In the end, I know Lisa Marie will never amount to even a blip in the world of music (pop music, country music, whatever) but, perhaps because I am an Elvis fan, I find that her cash-in attempts (these duets in particular) promote values that deaden the sensibilities of a great democracy.  



   

Thursday, November 1, 2012

Mourning the loss, yet again

I just finished Careless Love and have posted a brief review on Goodreads, which I'll also repost below. I will follow up with a more lengthy review soon.

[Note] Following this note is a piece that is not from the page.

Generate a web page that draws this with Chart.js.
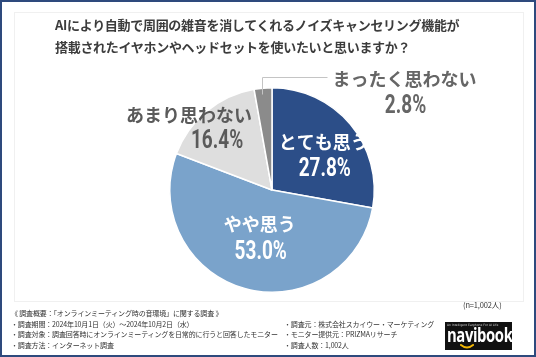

An unapologetic look at Elvis for the second half of his life, written seemingly without an agenda. You see the weaknesses and the strengths of the man; Guralnick doesn't paint a rosy picture, but he doesn't go out of his way to kick Elvis when he's down. Probably the most balanced version of Elvis's life story that I've read. The end will always be so tragically sad, no matter who the author is, and that's why the book gets 4 stars instead of 5. Guralnick ended the book with respect and with a tribute to Elvis's spirit and his music, and with a great quote from a 1962 interview:

Well, I've tried to be the same all through this thing, you know, he declared early on. Naturally, you learn a lot about people, and you get involved in a lot of different situations, but I've tried to be the same. I mean, the way I was brought up, I've always considered other people's feelings; I've never - in other words, I didn't kick anybody on my way. I don't just sign the autographs and the pictures and so forth to help my popularity or make them like me. I do it because I know that they're sincere, and they see you and they want an autograph to take home, and they've got an autograph book, or they've got their little camera. They don't know the kind of life you lead, they don't know what kind of person you are. And so - I try to remember that. That's all. It's simple. It's just the way I was brought up [by] my mother and father to believe and have respect for other people. We were always considerate of other people's feelings.